The Good News and the Bad News of Why Learning Cannot be Forced. 109.
You cannot force someone to learn. You can threaten them, you can punish them, you can force them to sit still and listen (or pretend to listen), but you cannot force them to learn.
No one can be forced to learn.
Why is it then, that our entire schooling system and the strategies with which most parents raise their children are based on the very premise that children can be forced to learn?
How many of us have not experienced information being forced upon us through threats of punishment?
I am sure most of us remember times when we were children where our parents or other adults tried to force us to learn. We would make a mistake, either innocently or due to doing something we knew we shouldn’t do and they would scold us or even berate us and they would devise punishments to teach us about the consequences of our actions.
What did we learn?
We learned how to hide our mistakes, to pretend like they did not happen and we learned how to lie better to avoid that experience of being scolded, even to ourselves. We learned that when we make mistakes, our parents and other adults gets angry with us, that it is us who are wrong, that there is something wrong with us – not with the actions we took. Very seldom would parents or other adults take the time to actually support us to understand the course of actions that created the mistake in the first place and how to prevent them in the future.
Learning is something that happens on an internal level and no matter how much outside force is exerted, if the person is unwilling or unable to learn, they will not learn. They might be able to copy behaviors or become good at pretending that they’ve learned – but real learning can only happen if the person takes the information in and makes it a part of him or herself.
What does it mean to make information a part of ourselves?
When we make information a part of ourselves, we come to understand it on an intrinsic and internal level, where we integrate it as a part of who we are. We can only do that when we see a purpose with learning that information, when learning that information is relevant to us and the context we are in.
When information is being stuffed down our throats, often without reasonable explanation, how much do we actually learn?

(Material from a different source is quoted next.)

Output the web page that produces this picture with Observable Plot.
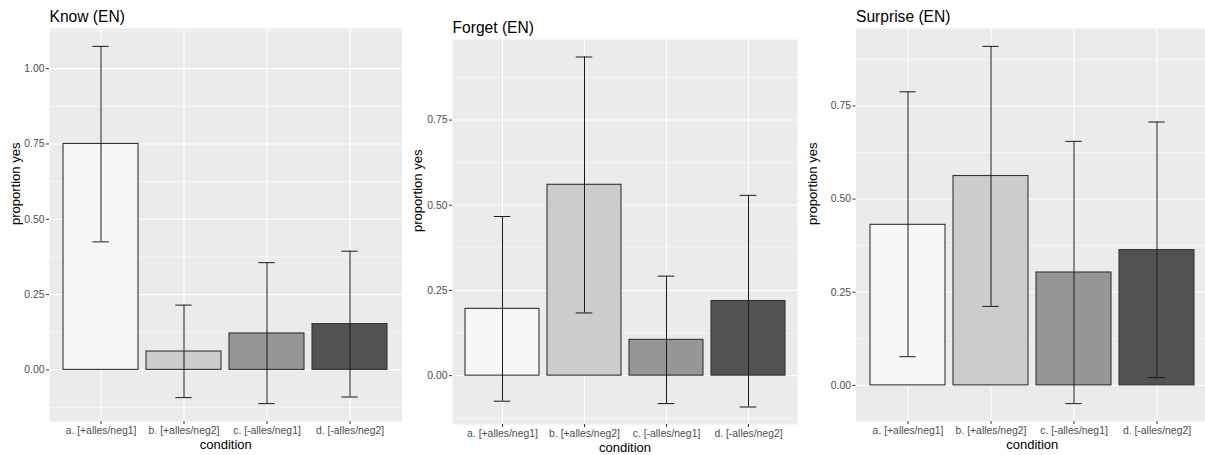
<!DOCTYPE html>
<html>
<head>
<meta charset="utf-8">
<script src="https://cdn.jsdelivr.net/npm/d3@7"></script>
<script src="https://cdn.jsdelivr.net/npm/@observablehq/plot@0.6"></script>
<style>
  html, body { margin: 0; padding: 0; background: #fff; }
  #wrap { position: relative; width: 1205px; height: 455px; overflow: hidden; font-family: "Liberation Sans", Arial, sans-serif; }
  #wrap > svg { position: absolute; top: 0; overflow: visible; }
</style>
</head>
<body>
<div id="wrap"></div>
<script>
const conditions = ["a. [+alles/neg1]", "b. [+alles/neg2]", "c. [-alles/neg1]", "d. [-alles/neg2]"];
const fills = ["#F7F7F7", "#CCCCCC", "#969696", "#525252"];

const knowMean = [0.75, 0.061, 0.121, 0.152];
const knowLo   = [0.425, -0.092, -0.112, -0.090];
const knowHi   = [1.074, 0.215, 0.356, 0.394];

const forgetMean = [0.196, 0.560, 0.105, 0.219];
const forgetLo   = [-0.075, 0.184, -0.082, -0.092];
const forgetHi   = [0.467, 0.935, 0.292, 0.529];

const surpriseMean = [0.431, 0.562, 0.303, 0.363];
const surpriseLo   = [0.077, 0.212, -0.049, 0.021];
const surpriseHi   = [0.788, 0.910, 0.655, 0.707];

const majorTicks = [0, 0.25, 0.5, 0.75, 1.0];
const minorTicks = [-0.125, 0.125, 0.375, 0.625, 0.875, 1.125];

const panels = [
  {title: "Know (EN)", mean: knowMean, lo: knowLo, hi: knowHi, left: 0, width: 401.5, ml: 49, mt: 28, mb: 34},
  {title: "Forget (EN)", mean: forgetMean, lo: forgetLo, hi: forgetHi, left: 401.5, width: 395, ml: 50, mt: 39, mb: 31},
  {title: "Surprise (EN)", mean: surpriseMean, lo: surpriseLo, hi: surpriseHi, left: 796.5, width: 411, ml: 58.5, mt: 28, mb: 34}
];

const wrap = document.getElementById("wrap");
const H = 455;
const axisText = 10.4, axisTitle = 13, titleSize = 15.6;

for (const p of panels) {
  const data = conditions.map((c, i) => ({condition: c, mean: p.mean[i], lo: p.lo[i], hi: p.hi[i]}));
  const vals = [0, ...p.mean, ...p.lo, ...p.hi];
  const mn = d3.min(vals), mx = d3.max(vals);
  const pad = (mx - mn) * 0.05;
  const domain = [mn - pad, mx + pad];
  const inDom = t => t >= domain[0] && t <= domain[1];
  const plotW = p.width - p.ml;
  const step = plotW / 4.2;
  const bw = step * 0.9;
  const capInset = (bw - step * 0.2) / 2;

  const chart = Plot.plot({
    width: p.width,
    height: H,
    marginLeft: p.ml,
    marginRight: 0,
    marginTop: p.mt,
    marginBottom: p.mb,
    style: {fontFamily: '"Liberation Sans", Arial, sans-serif', background: "transparent", overflow: "visible"},
    x: {domain: conditions, paddingInner: 0.1, paddingOuter: 0.15, label: null},
    y: {domain, label: null},
    color: {domain: conditions, range: fills},
    marks: [
      Plot.frame({fill: "#EBEBEB", stroke: null}),
      Plot.ruleY(minorTicks.filter(inDom), {stroke: "#fff", strokeWidth: 0.55}),
      Plot.ruleY(majorTicks.filter(inDom), {stroke: "#fff", strokeWidth: 1.1}),
      Plot.ruleX(conditions, {x: d => d, stroke: "#fff", strokeWidth: 1.1}),
      Plot.barY(data, {x: "condition", y: "mean", fill: "condition", stroke: "#333", strokeWidth: 1.1}),
      Plot.ruleX(data, {x: "condition", y1: "lo", y2: "hi", stroke: "#1a1a1a", strokeWidth: 1}),
      Plot.tickY(data, {x: "condition", y: "lo", stroke: "#1a1a1a", strokeWidth: 1, insetLeft: capInset, insetRight: capInset}),
      Plot.tickY(data, {x: "condition", y: "hi", stroke: "#1a1a1a", strokeWidth: 1, insetLeft: capInset, insetRight: capInset}),
      Plot.axisY({ticks: majorTicks.filter(inDom), tickFormat: d3.format(".2f"), tickSize: 3, tickPadding: 2, stroke: "#333", fill: "#4D4D4D", fontSize: axisText, label: null}),
      Plot.axisX({tickSize: 3, tickPadding: 2.5, stroke: "#333", fill: "#4D4D4D", fontSize: axisText, label: null}),
      Plot.text(["proportion yes"], {frameAnchor: "left", dx: -p.ml + 15, rotate: -90, fontSize: axisTitle, fill: "#000"}),
      Plot.text(["condition"], {frameAnchor: "bottom", lineAnchor: "top", dy: 18.5, fontSize: axisTitle, fill: "#000"}),
      Plot.text([p.title], {frameAnchor: "top-left", textAnchor: "start", lineAnchor: "bottom", dy: -7, fontSize: titleSize, fill: "#000"})
    ]
  });
  chart.style.left = p.left + "px";
  wrap.appendChild(chart);
}
</script>
</body>
</html>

How many of us remember even a fraction of what we learned in school or even in university? Do we not remember much more about the people, the relationships we formed than the knowledge we were supposed to integrate? Why is that?
“Traditional education focuses on teaching, not learning. It incorrectly assumes that for every ounce of teaching there is an ounce of learning by those who are taught. However, most of what we learn before, during, and after attending schools is learned without its being taught to us. A child learns such fundamental things as how to walk, talk, eat, dress, and so on without being taught these things. Adults learn most of what they use at work or at leisure while at work or leisure. Most of what is taught in classroom settings is forgotten, and much or what is remembered is irrelevant.” – Russell Ackoff
We force children to mimic us, to copy behaviors and to parrot the teacher or parent and we call that learning, but what would if we were to apply a different strategy where learning is seen as a self-directed process happening internally within the child, within which the parent or teacher more than anything stands as a facilitator?
Instead of trying to force children to learn information that is important to us, or that we believe to be relevant while they are off learning things because it matters to them (like how to navigate social hierarchies or getting skilled at playing computer games), we can decide to take on a different role in the child’s learning process.
In a real learning environment adults are no longer superior entities whose role it is to enforce authority, but who instead work with and assist the child to navigate, assess, sort and reflect on information, to discover what is meaningful to them.
Real learning requires more than the passive corporation of the child, student or participant – it requires a self-directed will to learn where the information has meaning and purpose to the one who learns it.
If we cannot force a child to learn, we also cannot take responsibility (or credit) for a child’s learning process. What we can do instead is to provide the child with an optimum environment and space for learning where information is available, where there is time and resources to delve into subjects on a deeper and more substantial level. We can assist them to make meaning of what they see, read and hear and help them to contextualize what they see, read and hear to their own lives and the life we collectively share.
There is good news and there is bad news in all of this.
The bad news is that our school systems and most parenting strategies are based on the idea that learning is something that can be forced, that children can (and even should) be intimidated into learning. This means that real learning most often happens outside of school and outside the iron grip of parenting and it means that children (and everyone else) aren’t learning a fraction of what they could be learning.
The good news is that realizing that learning cannot be forced actually gives children a point of power that we seldom realize (or admit) that they have.
This also means that we cannot decide what a child learns and more importantly, we have to admit that we never could.
It also means that there are no leaders or followers in these Hunger Games that we call schooling – and the question we must ask ourselves is whether we even need schools or teachers for that matter, if education was always in the hands of the individual, to decide and direct themselves to either learn or not?